THE FUTURE OF ASIA AND THE PACIFIC, by Geoffrey Hawthorn. London: Phoenix, 1998, 57 pp., 2 British pounds.

This little volume is one of a series of 24 short books whose authors attempt to forecast the future across a range of social, economic and political subject areas.

The social sciences are generally ill-equipped for making predictions because people are complex beings whose individual and collective behavior is influenced by any number of natural and cultural factors. Making predictions about such a vast area as Asia and the Pacific is a tall order. But the author knows this and judiciously avoids projections about the continent as a whole.

In fact, most of his text concerns the past, a much safer territory than the vagaries of the future. And much of what he says about the region's rise this century puts the changing relations between East Asia and the West into perspective. However, he does offer some opinions about how things will develop over the next several decades.

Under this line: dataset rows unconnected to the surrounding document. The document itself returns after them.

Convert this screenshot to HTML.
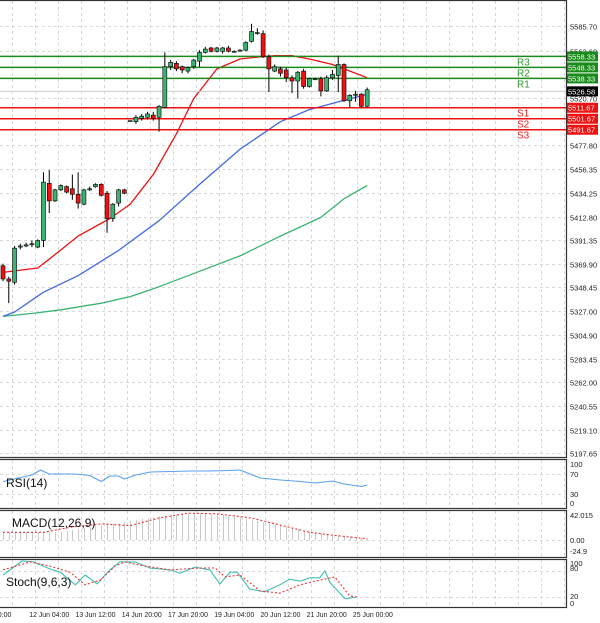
<!DOCTYPE html>
<html><head><meta charset="utf-8"><style>
body{margin:0;background:#fff;}
svg{display:block;font-family:"Liberation Sans",sans-serif;}
</style></head><body>
<svg id="c" width="600" height="623" viewBox="0 0 600 623"></svg>
<script>
const opens=[5368,5356,5353,5385,5386,5388,5385,5391,5443,5427,5437,5440,5438,5433,5424,5437,5440,5442,5434,5411,5425,5437,5500,5499,5502,5503,5505,5503,5512,5549,5552,5549,5545,5549,5554,5562,5566,5563,5563,5566,5563,5564,5564,5572,5580,5579,5558,5545,5547,5546,5539,5536,5545,5531,5538,5538,5527,5539,5541,5551,5518,5523,5524,5513];
const closes=[5356,5354,5384,5386,5387,5388,5391,5444,5427,5437,5441,5435,5433,5425,5437,5438,5442,5432,5411,5424,5437,5434,5500,5503,5504,5506,5502,5513,5549,5553,5547,5546,5548,5555,5562,5565,5563,5566,5566,5563,5563,5564,5571,5581,5580,5558,5547,5549,5543,5539,5536,5544,5531,5538,5538,5527,5539,5542,5551,5518,5523,5524,5513,5528];
const highs=[5370,5358,5386,5388,5389,5391,5392,5453,5455,5438,5442,5441,5451,5453,5438,5440,5443,5443,5436,5425,5438,5438,5500,5505,5506,5508,5508,5514,5562,5555,5554,5550,5549,5556,5564,5567,5567,5567,5567,5568,5564,5565,5572,5588,5584,5582,5560,5551,5549,5548,5541,5545,5547,5539,5539,5540,5541,5546,5559,5552,5524,5527,5525,5530];
const lows=[5354,5334,5351,5383,5385,5385,5384,5385,5416,5426,5436,5434,5428,5420,5423,5436,5439,5431,5398,5408,5422,5433,5500,5497,5500,5501,5500,5490,5511,5546,5545,5543,5543,5547,5549,5561,5562,5562,5561,5562,5562,5563,5563,5571,5578,5557,5526,5544,5540,5535,5525,5520,5529,5530,5537,5522,5526,5537,5526,5517,5512,5517,5512,5512];
const ma1Idx=[0,6,8,13,18.5,22,26,30,33,37,41,44.5,47,50,53,57,59,63];
const ma1Val=[5362,5366,5374,5395,5411,5424,5451,5488,5520,5547,5556,5558,5559,5559,5556,5551,5547,5539];
const ma2Idx=[0,2,7,13,20,27,34,41,48,53,58,63];
const ma2Val=[5322,5326,5344,5359,5382,5409,5442,5474,5499,5510,5517,5524];
const ma3Idx=[0,5.5,10,17,22,27,34,41,48,55,59,63];
const ma3Val=[5322,5325,5328,5334,5340,5349,5363,5377,5395,5412,5429,5441];
const resLevels=[5558.33,5548.33,5538.33];
const resNames=["R3","R2","R1"];
const supLevels=[5511.67,5501.67,5491.67];
const supNames=["S1","S2","S3"];
const lastPrice=5526.58;
const priceTicks=[5585.70,5563.60,5520.70,5477.80,5456.35,5434.25,5412.80,5391.35,5369.90,5348.45,5327.00,5304.90,5283.45,5262.00,5240.55,5219.10,5197.65];
const rsiIdx=[0,5,6.5,8,12.5,15,17,18.5,20,21,23,25.5,29,32.5,36,39,41,44.5,48,51.5,54,57,59,62,63];
const rsiVal=[55,68,78,70,70,67,55,66,66,60,68,74,75,76,76,77,78,62,58,55,52,56,50,45,48];
const macdHist=[13,13,13,13,13,13,13,13,13,13,14,15,17,19,20,22,24,25,26,27,28,30,32,34,36,37,38,40,41,42,43,44,45,45,45,45,44,43,42,41,40,38,36,34,32,30,28,26,24,22,20,18,16,14,12,11,10,9,8,7,6,5,4,3];
const sigIdx=[0,7,12,17,22,27,32,37,43,48,53,58,63];
const sigVal=[13,13,22,27,24,37,45,44,37,25,13,7,2];
const stKIdx=[0,3.3,5.2,8.1,9.9,12.5,14.2,16.3,18.5,20.2,22.8,25.4,28.9,30.6,33.2,35.8,37.5,39.3,40.5,42.7,45.3,47.9,49.6,51.4,53.1,54.8,55.7,56.6,59.2,61.2];
const stKVal=[67,97,95,80,73,46,67,48,78,95,95,82,78,71,84,78,48,73,73,37,31,46,58,54,61,61,76,50,16,20];
const stDIdx=[0,4.7,8.1,11.6,14.2,16.8,19.4,21.1,23.7,28.9,34.1,36.7,38.4,41,44.5,47.9,51.4,54.8,57.4,60,61.2];
const stDVal=[78,95,86,73,46,56,86,95,88,78,82,82,63,67,33,28,46,56,63,22,20];
const timeLabels=["11 Jun 20:00","12 Jun 04:00","13 Jun 12:00","14 Jun 20:00","17 Jun 20:00","19 Jun 04:00","20 Jun 12:00","21 Jun 20:00","25 Jun 00:00"];
const timeIdx=[-2,8,16,24,32,40,48,56,64];

const NS="http://www.w3.org/2000/svg";
const svg=document.getElementById('c');
function mk(t,a,p){const e=document.createElementNS(NS,t);for(const k in a)e.setAttribute(k,a[k]);(p||svg).appendChild(e);return e;}
const X=i=>3+i*5.78;
const Y=p=>145+(5477.8-p)*1.1;
const AX=566;
const rsiY=v=>509-v*0.5;
const macdY=v=>540-v*0.595;
const stY=v=>606.3-v*0.467;
const grid={stroke:"#d8d8d8","stroke-dasharray":"3,3","stroke-width":1};

for(let gx=12;gx<AX;gx+=23){
  [[1,457],[460,507],[511,556],[560,606]].forEach(r=>{
    const l=mk('line',Object.assign({x1:gx+.5,x2:gx+.5,y1:r[0],y2:r[1]},grid));
    
    
  });
}
priceTicks.forEach(p=>{
  const y=Math.round(Y(p))+.5;
  const l=mk('line',Object.assign({x1:0,x2:AX,y1:y,y2:y},grid));
  
  
  const t=mk('text',{x:570,y:y+3,"font-size":7.5,fill:"#222"});
  t.textContent=p.toFixed(2);
  
  
});
function line(idx,val,fy,col,name,extra){
  const d=idx.map((i,k)=>(k?'L':'M')+X(i).toFixed(1)+','+fy(val[k]).toFixed(1)).join('');
  const e=mk('path',Object.assign({d:d,fill:'none',stroke:col,'stroke-width':1.3,'stroke-linejoin':'round'},extra||{}));
  
  
}
line(ma3Idx,ma3Val,Y,'#3cb371','ma-green');
line(ma2Idx,ma2Val,Y,'#4169e1','ma-blue');
line(ma1Idx,ma1Val,Y,'#ee1111','ma-red');
resLevels.forEach((p,k)=>{
  const y=Y(p);
  const l=mk('line',{x1:0,x2:AX,y1:y,y2:y,stroke:'#1a8a1a','stroke-width':1.5});
  
  
  const t=mk('text',{x:517,y:y+9,'font-size':10,fill:'#2e9a2e'});t.textContent=resNames[k];
  
  
  const r=mk('rect',{x:567,y:y-5,width:31,height:10,fill:'#1a8a1a'});
  
  
  const tt=mk('text',{x:568,y:y+3,'font-size':7.5,fill:'#fff'});tt.textContent=p.toFixed(2);
  
  
});
supLevels.forEach((p,k)=>{
  const y=Y(p);
  const l=mk('line',{x1:0,x2:AX,y1:y,y2:y,stroke:'#ee1111','stroke-width':1.5});
  
  
  const t=mk('text',{x:517,y:y+9,'font-size':10,fill:'#ee2222'});t.textContent=supNames[k];
  
  
  const r=mk('rect',{x:567,y:y-5,width:31,height:10,fill:'#ee1111'});
  
  
  const tt=mk('text',{x:568,y:y+3,'font-size':7.5,fill:'#fff'});tt.textContent=p.toFixed(2);
  
  
});
{
  const y=Y(lastPrice);
  const l=mk('line',{x1:0,x2:AX,y1:y,y2:y,stroke:'#ccc','stroke-width':1});
  
  
  const r=mk('rect',{x:567,y:y-5,width:31,height:10,fill:'#000'});
  
  
  const tt=mk('text',{x:568,y:y+3,'font-size':7.5,fill:'#fff'});tt.textContent=lastPrice.toFixed(2);
  
  
}
opens.forEach((o,i)=>{
  const c=closes[i],x=X(i);
  const w=mk('line',{x1:x,x2:x,y1:Y(highs[i]),y2:Y(lows[i]),stroke:'#000','stroke-width':1});
  
  
  const top=Y(Math.max(o,c)),bot=Y(Math.min(o,c));
  const b=mk('rect',{x:x-2,y:top,width:4,height:Math.max(1,bot-top),fill:c>=o?'#3cb371':'#ee1111',stroke:'#000','stroke-width':0.6});
  
  
});
[[0,0,AX,457],[0,459,AX,49],[0,510,AX,47],[0,559,AX,48]].forEach(r=>{
  const f=mk('rect',{x:r[0]-1,y:r[1]+.5,width:r[2]+1.5,height:r[3],fill:'none',stroke:'#333','stroke-width':1.2});
  
  
});
function sub(lbl,y){const t=mk('text',{x:570,y:y,'font-size':7.5,fill:'#222'});t.textContent=lbl;
  
  }
function hg(y){const l=mk('line',Object.assign({x1:0,x2:AX,y1:y,y2:y},grid));
  
  }
hg(474.5);hg(494.5);
sub('100',467);sub('70',477);sub('30',497);sub('0',506);
line(rsiIdx,rsiVal,rsiY,'#5aa0ef','rsi-line',{'stroke-width':1.1});
{const t=mk('text',{x:6,y:487,'font-size':12,fill:'#111'});t.textContent='RSI(14)';
}
hg(540.5);
sub('42.015',518);sub('0.00',543);sub('-24.9',554);
macdHist.forEach((v,i)=>{
  const x=Math.round(X(i))+.5;
  const b=mk('line',{x1:x,x2:x,y1:macdY(0),y2:macdY(v),stroke:'#c8c8c8','stroke-width':1});
  
  
});
line(sigIdx,sigVal,macdY,'#ee3333','macd-signal',{'stroke-dasharray':'2,2','stroke-width':1.1});
{const t=mk('text',{x:12,y:527,'font-size':12,fill:'#111'});t.textContent='MACD(12,26,9)';
}
hg(571.5);hg(597.5);
sub('100',566);sub('80',571);sub('20',599);sub('0',606);
line(stKIdx,stKVal,stY,'#40c0b0','stoch-main',{'stroke-width':1.1});
line(stDIdx,stDVal,stY,'#ee3333','stoch-signal',{'stroke-dasharray':'2,2','stroke-width':1.1});
{const t=mk('text',{x:6,y:586,'font-size':12,fill:'#111'});t.textContent='Stoch(9,6,3)';
}
timeLabels.forEach((s,k)=>{
  const t=mk('text',{x:X(timeIdx[k])-20,y:617,'font-size':7,fill:'#222',textLength:40,lengthAdjust:'spacingAndGlyphs'});
  t.textContent=s;
  
  
});
</script>
</body></html>
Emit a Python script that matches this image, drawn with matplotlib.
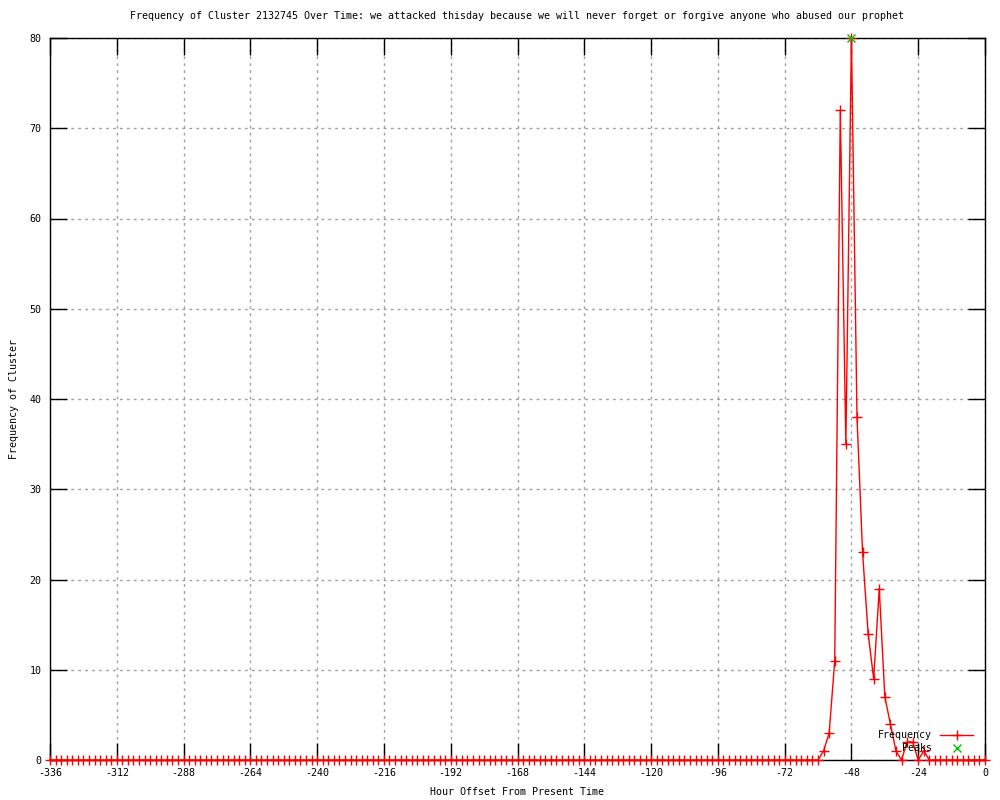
import matplotlib
matplotlib.use('Agg')
import matplotlib.pyplot as plt
import numpy as np

# data (2-hour bins)
hours = list(range(-336, 1, 2))
freq = [0] * 139 + [1, 3, 11, 72, 35, 80, 38, 23, 14, 9, 19, 7, 4, 1, 0, 2, 2, 0, 1] + [0] * 11
peak_hours = [-48]
peak_freq = [80]

x_ticks = list(range(-336, 1, 24))
y_ticks = list(range(0, 81, 10))

title = ('Frequency of Cluster 2132745 Over Time: we attacked thisday because '
         'we will never forget or forgive anyone who abused our prophet')

plt.rcParams['font.family'] = 'DejaVu Sans Mono'
plt.rcParams['font.size'] = 7.2
plt.rcParams['axes.unicode_minus'] = False

fig = plt.figure(figsize=(10, 8), dpi=100)
ax = fig.add_axes([0.05, 0.05, 0.935, 0.9025])

ax.plot(hours, freq, color='red', linewidth=1, marker='+', markersize=7,
        markeredgewidth=1, label='Frequency', clip_on=False, zorder=4)
ax.plot(peak_hours, peak_freq, linestyle='none', color='#00c000', marker='x',
        markersize=6, markeredgewidth=1, label='Peaks', clip_on=False, zorder=5)

ax.set_xlim(-336, 0)
ax.set_ylim(0, 80)
ax.set_xticks(x_ticks)
ax.set_yticks(y_ticks)
ax.tick_params(direction='in', length=12, width=1, top=True, right=True,
               labeltop=False, labelright=False, pad=6)
ax.grid(True, color='#a0a0a0', linestyle=(0, (2, 3)), linewidth=1)
for s in ax.spines.values():
    s.set_linewidth(1)

ax.set_title(title, fontsize=7.2, pad=14)
ax.set_xlabel('Hour Offset From Present Time', labelpad=6)
ax.set_ylabel('Frequency of Cluster', labelpad=8)

ax.legend(loc='lower right', bbox_to_anchor=(0.995, 0.0), frameon=False,
          markerfirst=False, handlelength=3.3, handletextpad=0.8,
          labelspacing=0.3, borderpad=0.2, fontsize=7.2)

fig.savefig('out.png', dpi=100)
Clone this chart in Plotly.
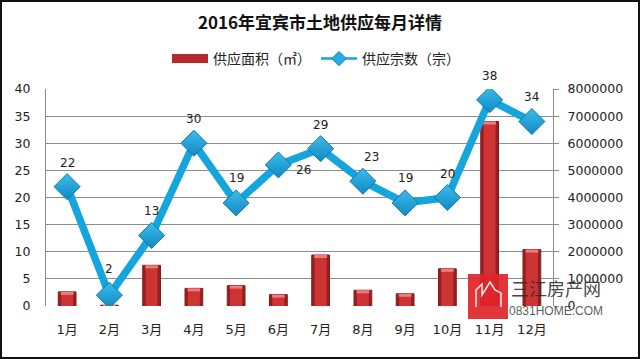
import plotly.graph_objects as go

months = ["1月","2月","3月","4月","5月","6月","7月","8月","9月","10月","11月","12月"]
area = [520000,30000,1500000,650000,750000,420000,1880000,580000,450000,1370000,6800000,2080000]
counts = [22,2,13,30,19,26,29,23,19,20,38,34]
label_dx = [0,0,0,0,0,25,0,9,0,0,0,0]
label_dy = [24,26,24,24,25,-5,24,24,25,24,24,25]
left_ticks = [0,5,10,15,20,25,30,35,40]
right_ticks = [0,1000000,2000000,3000000,4000000,5000000,6000000,7000000,8000000]
FONT = "DejaVu Sans, Noto Sans CJK SC, sans-serif"
CJK = "Noto Sans CJK SC, sans-serif"

L, R, T, B = 46, 553, 89, 306
def px(x): return (x - L) / (R - L)
def py(y): return (B - y) / (B - T)

cap = 110000
fig = go.Figure()
fig.add_bar(x=months, y=area, yaxis="y2", width=0.42, showlegend=False,
            marker=dict(color="#9c1f1f", line=dict(color="#7e1a1c", width=1)))
fig.add_bar(x=months, y=area, yaxis="y2", width=0.28, showlegend=False, hoverinfo="skip",
            marker=dict(color="#cf3434", line_width=0))
fig.add_bar(x=months, y=[min(cap, a) for a in area], base=[max(a - cap, 0) for a in area], yaxis="y2",
            width=0.3, showlegend=False, hoverinfo="skip", marker=dict(color="#ee7c7c", line_width=0))
fig.add_scatter(x=[None], y=[None], yaxis="y2", mode="lines", name="供应面积（㎡）",
                line=dict(color="#b52a2b", width=9))
fig.add_scatter(x=months, y=counts, yaxis="y", mode="lines", showlegend=False,
                line=dict(color="#13a5dc", width=7.5))
fig.add_scatter(x=months, y=counts, yaxis="y", mode="markers", showlegend=False,
                marker=dict(symbol="diamond", size=20, color="#3dbcec",
                            gradient=dict(type="vertical", color="#1189c4"),
                            line=dict(color="#1278a8", width=1)))
fig.add_scatter(x=[None], y=[None], yaxis="y", mode="lines+markers", name="供应宗数（宗）",
                line=dict(color="#13a5dc", width=2.5),
                marker=dict(symbol="diamond", size=11, color="#22ade4", line=dict(color="#1583b5", width=1)))

ann = [dict(x=m, y=c, xref="x", yref="y", text=str(c), showarrow=False, xshift=dx, yshift=dy,
            font=dict(size=12, color="#222", family=FONT))
       for m, c, dx, dy in zip(months, counts, label_dx, label_dy)]
ann += [
    dict(xref="paper", yref="paper", x=px(556), y=py(288), text="三江房产网", showarrow=False,
         font=dict(size=18, color="rgba(45,45,45,0.9)", family=CJK), xanchor="center", yanchor="middle"),
    dict(xref="paper", yref="paper", x=px(556), y=py(311), text="0831HOME.COM", showarrow=False,
         font=dict(size=12, color="rgba(60,60,60,0.85)", family="Liberation Sans Narrow, Liberation Sans"),
         xanchor="center", yanchor="middle"),
]
skyline = [(476,307),(476,290),(482,284),(482,295),(490,282),(495,290),(501,293),(501,307)]
path = "M " + " L ".join(f"{px(x)} {py(y)}" for x, y in skyline)
shapes = [
    dict(type="rect", xref="paper", yref="paper", x0=px(1), x1=px(639), y0=py(358), y1=py(1),
         line=dict(color="#111", width=2), layer="below"),
    dict(type="rect", xref="paper", yref="paper", x0=px(468), x1=px(508), y0=py(319), y1=py(274),
         fillcolor="rgba(224,36,40,0.92)", line_width=0, layer="above"),
    dict(type="path", xref="paper", yref="paper", path=path,
         line=dict(color="rgba(255,255,255,0.9)", width=1.5), layer="above"),
]
fig.update_layout(
    width=640, height=359, paper_bgcolor="white", plot_bgcolor="white",
    margin=dict(l=L, r=640-R, t=T, b=359-B, autoexpand=False), barmode="overlay",
    font=dict(family=FONT, size=12.5, color="#222"),
    title=dict(text="<b>2016年宜宾市土地供应每月详情</b>", x=px(320), xanchor="center", xref="paper",
               y=1-23/359, yanchor="middle", yref="container",
               font=dict(size=17, color="#111", family=CJK)),
    legend=dict(orientation="h", x=px(316), xanchor="center", y=py(59), yanchor="middle",
                font=dict(size=14, family=CJK), bgcolor="rgba(0,0,0,0)", itemwidth=36),
    xaxis=dict(automargin=False, showgrid=False, showline=False, ticks="", type="category",
               categoryorder="array", categoryarray=months, range=[-0.5, 11.5],
               ticklabelstandoff=14, tickfont=dict(size=13, family=FONT)),
    yaxis=dict(automargin=False, range=[0, 40], tickvals=left_ticks, showgrid=True, gridcolor="#8c8c8c",
               gridwidth=1, showline=True, linecolor="#8c8c8c", ticks="", zeroline=False,
               overlaying="y2", ticklabelstandoff=12),
    yaxis2=dict(automargin=False, range=[0, 8000000], tickvals=right_ticks, side="right", showgrid=False,
                showline=True, linecolor="#8c8c8c", ticks="outside", ticklen=5, tickcolor="#8c8c8c",
                tickformat="d", zeroline=False, ticklabelstandoff=6),
    annotations=ann, shapes=shapes,
)
fig.write_html("out.html", config=dict(displayModeBar=False),
               post_script="document.body.style.margin='0';document.body.style.overflow='hidden';")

Japan, he is convinced, will continue to dominate the region economically into the first quarter of the next century. China's economic ascent will turn into a serious threat to Southeast Asia's economies. Indonesia, because of grave policy mistakes under Suharto, will take longer to recover economically than any of its neighbors. On the political front, Hawthorn is guardedly optimistic that democracy will continue to progress, although China's transition to a market economy demonstrates that "relatively illiberal politics is perfectly compatible with a liberalizing economy."

Hawthorn's pronouncements are not very controversial, but by attempting to see Asia's future role he sheds some light on the present.